Such an approach meets certain obstacles [30], which leads to the uncertainty of results [31]; thus, risk-assessment methods are developed, e.g., by applying the theory of reliability [32], the rapid flood risk assessment based on issued predictions [33] or a continuous approach which allows for the modelling and simulation of spatially and temporally correlated hazard scenarios at a weekly time scale [30]. A growing number of methods are based on copulas [24,30,34] or machine-learning techniques [35,36]. These methods allow for the estimation of the PFL and flood risk; however, it should be remembered that these analyses should be a part of flood risk management and should be followed by, e.g., preparing spatial development policies and establishing investment priorities in flood protection infrastructure. This is usually carried out using economic methods, such as a cost–benefit analysis (CBA) [37,38,39].

Many researchers also focus on pluvial flood hazard and risk (e.g., [40,41,42]), especially in urban areas (e.g., [43,44,45]). However, such studies, in most cases, develop modelling methods and tools (in terms of rainfall-runoff relation, losses, etc.), rather than searching for spatial dependencies between economically estimated flood risk and the factors causing it in the catchment, such as rainfall or snowmelt; such studies have been performed, e.g., by [46,47].

This research aims to fill the existing research gap by assessing the connection between rainfall and river flood risk. The presented methodology is based on the well-established methods of PFL estimation and the copula-based ‘synchronicity’ measure. It is demonstrated on the example of Kłodzko town, Poland, located in the Nysa Kłodzka River (NKR) catchment.

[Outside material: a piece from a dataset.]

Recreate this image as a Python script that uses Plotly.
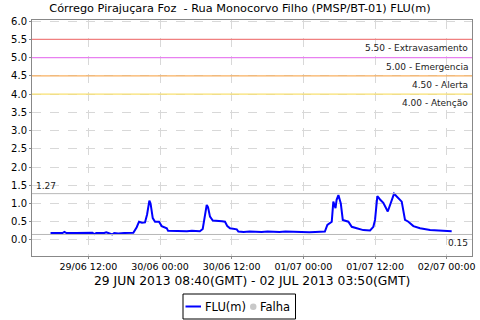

The research fits into the trend of analyzing relationships between hydro- and meteorological variables in terms of synchronicity and asynchronicity, described also as, e.g., “synchronous–asynchronous encounter probability”, “probability of synchronous or asynchronous occurrence”, or “dryness–wetness/rich–poor encounter probability”. Such an approach has been used in the analyses of the probability of the co-occurrence of precipitation [48,49,50], runoff and sediment load [51,52,53], the water level of a sea and coastal lakes [54], maximum or average annual discharge/runoff [55,56,57,58,59], precipitation and runoff [60,61,62], flood hazard [62] or water transfer projects [63]. The novelty of this research is its combining of the estimated economic flood losses and rainfall data within one copula-based model, which allows the formulation of spatio-temporal dependencies.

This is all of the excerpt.